Goal:
Can you find the lines of the listing that include "this" and copy every one?

Data provided:
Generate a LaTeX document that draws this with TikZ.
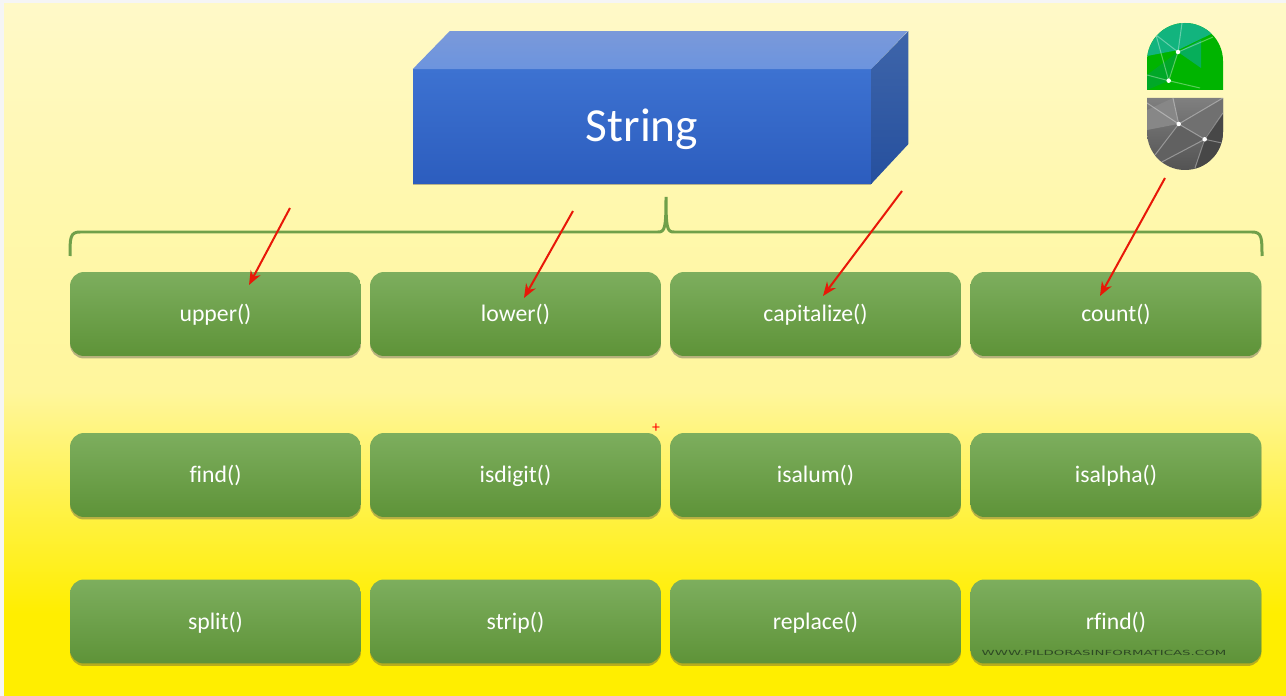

==

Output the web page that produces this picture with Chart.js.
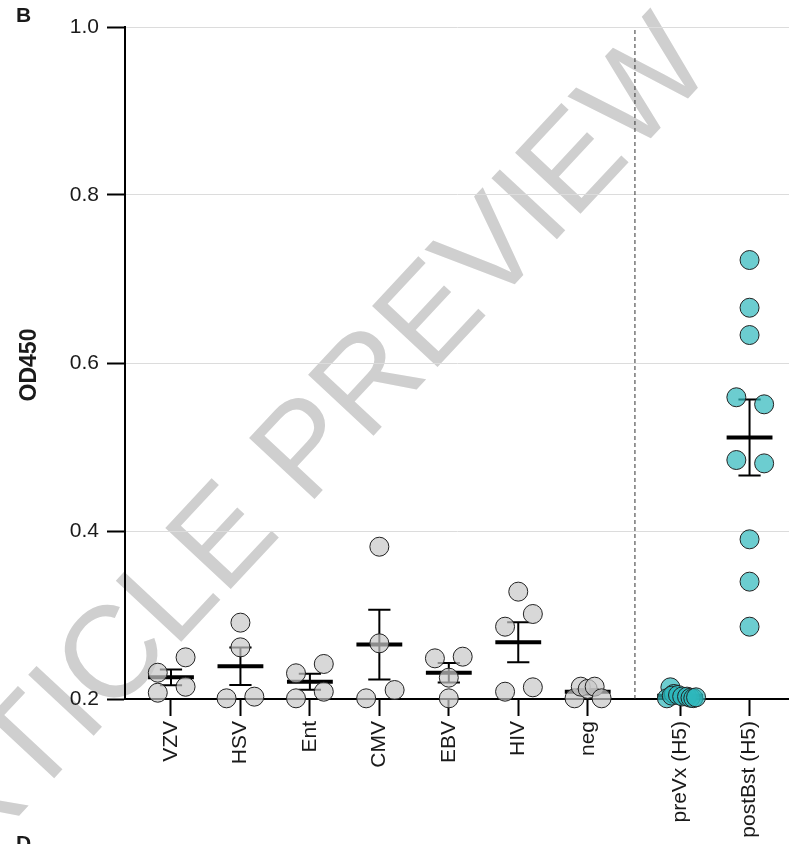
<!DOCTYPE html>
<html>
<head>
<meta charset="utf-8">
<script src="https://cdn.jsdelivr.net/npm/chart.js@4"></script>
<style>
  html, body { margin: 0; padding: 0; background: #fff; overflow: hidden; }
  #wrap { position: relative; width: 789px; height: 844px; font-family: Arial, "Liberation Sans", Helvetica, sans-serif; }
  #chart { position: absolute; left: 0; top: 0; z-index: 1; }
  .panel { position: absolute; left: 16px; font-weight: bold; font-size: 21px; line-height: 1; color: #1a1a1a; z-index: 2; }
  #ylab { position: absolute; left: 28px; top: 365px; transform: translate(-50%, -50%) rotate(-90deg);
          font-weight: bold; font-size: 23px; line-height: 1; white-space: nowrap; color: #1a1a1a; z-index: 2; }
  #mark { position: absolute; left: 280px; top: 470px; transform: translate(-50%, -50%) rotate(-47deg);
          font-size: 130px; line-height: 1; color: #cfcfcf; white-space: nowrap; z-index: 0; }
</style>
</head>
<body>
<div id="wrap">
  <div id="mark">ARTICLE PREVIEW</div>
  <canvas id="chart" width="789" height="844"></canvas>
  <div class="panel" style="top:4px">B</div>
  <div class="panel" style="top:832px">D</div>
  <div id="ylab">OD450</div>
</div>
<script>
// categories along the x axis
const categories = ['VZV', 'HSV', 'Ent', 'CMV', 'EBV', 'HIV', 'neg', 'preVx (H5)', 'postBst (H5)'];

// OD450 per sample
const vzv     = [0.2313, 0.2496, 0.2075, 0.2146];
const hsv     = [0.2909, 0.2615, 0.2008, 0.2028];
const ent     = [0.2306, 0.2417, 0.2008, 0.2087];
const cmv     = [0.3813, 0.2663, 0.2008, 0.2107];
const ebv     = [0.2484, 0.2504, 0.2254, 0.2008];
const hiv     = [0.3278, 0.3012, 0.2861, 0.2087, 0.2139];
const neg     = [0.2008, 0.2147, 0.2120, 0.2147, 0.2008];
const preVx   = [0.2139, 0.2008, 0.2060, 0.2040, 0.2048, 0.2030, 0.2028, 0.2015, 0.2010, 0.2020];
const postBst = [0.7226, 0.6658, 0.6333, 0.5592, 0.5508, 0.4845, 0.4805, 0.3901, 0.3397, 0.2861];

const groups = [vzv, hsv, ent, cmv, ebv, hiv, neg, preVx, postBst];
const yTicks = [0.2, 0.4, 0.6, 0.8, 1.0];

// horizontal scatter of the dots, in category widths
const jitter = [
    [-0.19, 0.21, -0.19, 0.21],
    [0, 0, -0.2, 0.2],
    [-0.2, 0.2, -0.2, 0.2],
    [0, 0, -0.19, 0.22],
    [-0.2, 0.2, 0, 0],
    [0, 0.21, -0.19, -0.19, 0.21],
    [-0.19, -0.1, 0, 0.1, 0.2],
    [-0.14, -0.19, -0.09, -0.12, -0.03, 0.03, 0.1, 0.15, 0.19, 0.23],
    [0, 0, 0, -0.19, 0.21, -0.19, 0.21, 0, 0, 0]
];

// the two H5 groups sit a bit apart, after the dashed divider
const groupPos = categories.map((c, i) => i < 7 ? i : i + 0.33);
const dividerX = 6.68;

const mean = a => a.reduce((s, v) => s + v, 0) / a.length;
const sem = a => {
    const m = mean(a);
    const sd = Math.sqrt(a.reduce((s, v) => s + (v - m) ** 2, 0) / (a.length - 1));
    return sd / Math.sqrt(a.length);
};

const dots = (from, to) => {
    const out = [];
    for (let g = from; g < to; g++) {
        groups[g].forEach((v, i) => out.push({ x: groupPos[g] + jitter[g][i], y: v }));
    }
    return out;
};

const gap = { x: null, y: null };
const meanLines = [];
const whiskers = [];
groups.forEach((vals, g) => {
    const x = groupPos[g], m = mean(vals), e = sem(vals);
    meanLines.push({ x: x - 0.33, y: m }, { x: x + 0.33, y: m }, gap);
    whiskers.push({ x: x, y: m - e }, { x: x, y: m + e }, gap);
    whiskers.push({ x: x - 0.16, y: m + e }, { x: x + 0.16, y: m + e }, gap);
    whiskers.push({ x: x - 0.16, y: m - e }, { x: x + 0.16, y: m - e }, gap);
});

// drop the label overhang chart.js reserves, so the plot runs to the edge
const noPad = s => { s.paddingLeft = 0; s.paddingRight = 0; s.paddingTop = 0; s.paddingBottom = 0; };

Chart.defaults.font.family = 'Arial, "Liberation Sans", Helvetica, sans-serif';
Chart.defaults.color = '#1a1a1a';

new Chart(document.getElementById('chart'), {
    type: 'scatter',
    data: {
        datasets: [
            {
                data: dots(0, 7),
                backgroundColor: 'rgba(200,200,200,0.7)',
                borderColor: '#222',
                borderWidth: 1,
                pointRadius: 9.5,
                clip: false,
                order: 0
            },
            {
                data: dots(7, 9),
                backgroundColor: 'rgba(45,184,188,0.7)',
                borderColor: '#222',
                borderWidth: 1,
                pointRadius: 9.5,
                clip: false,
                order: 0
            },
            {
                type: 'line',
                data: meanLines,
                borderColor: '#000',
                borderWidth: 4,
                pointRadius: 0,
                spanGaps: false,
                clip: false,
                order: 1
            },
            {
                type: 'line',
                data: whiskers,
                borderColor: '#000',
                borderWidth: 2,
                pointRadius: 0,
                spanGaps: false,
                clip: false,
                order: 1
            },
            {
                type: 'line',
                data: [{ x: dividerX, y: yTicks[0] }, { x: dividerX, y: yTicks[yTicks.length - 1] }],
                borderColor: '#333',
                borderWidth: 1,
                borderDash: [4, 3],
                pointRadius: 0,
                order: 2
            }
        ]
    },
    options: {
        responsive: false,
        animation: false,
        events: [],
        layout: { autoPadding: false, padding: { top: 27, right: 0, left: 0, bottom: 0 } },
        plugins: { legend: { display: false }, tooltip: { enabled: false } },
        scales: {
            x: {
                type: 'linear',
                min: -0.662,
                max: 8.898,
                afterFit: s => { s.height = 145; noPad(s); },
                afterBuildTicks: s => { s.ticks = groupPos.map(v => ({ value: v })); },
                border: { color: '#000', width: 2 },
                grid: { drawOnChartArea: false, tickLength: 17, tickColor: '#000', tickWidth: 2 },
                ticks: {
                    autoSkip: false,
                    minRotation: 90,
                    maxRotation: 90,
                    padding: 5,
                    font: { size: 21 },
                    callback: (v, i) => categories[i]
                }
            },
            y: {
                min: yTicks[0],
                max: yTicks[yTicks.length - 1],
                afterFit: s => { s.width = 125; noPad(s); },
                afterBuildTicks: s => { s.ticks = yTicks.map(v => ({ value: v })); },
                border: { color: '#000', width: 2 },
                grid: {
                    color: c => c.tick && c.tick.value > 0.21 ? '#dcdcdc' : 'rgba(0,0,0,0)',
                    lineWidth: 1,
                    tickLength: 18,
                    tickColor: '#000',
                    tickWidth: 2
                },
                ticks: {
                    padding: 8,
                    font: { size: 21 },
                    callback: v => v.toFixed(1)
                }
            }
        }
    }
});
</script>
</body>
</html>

Exercise output:
Generate a LaTeX document that draws this with TikZ.
Output the web page that produces this picture with Chart.js.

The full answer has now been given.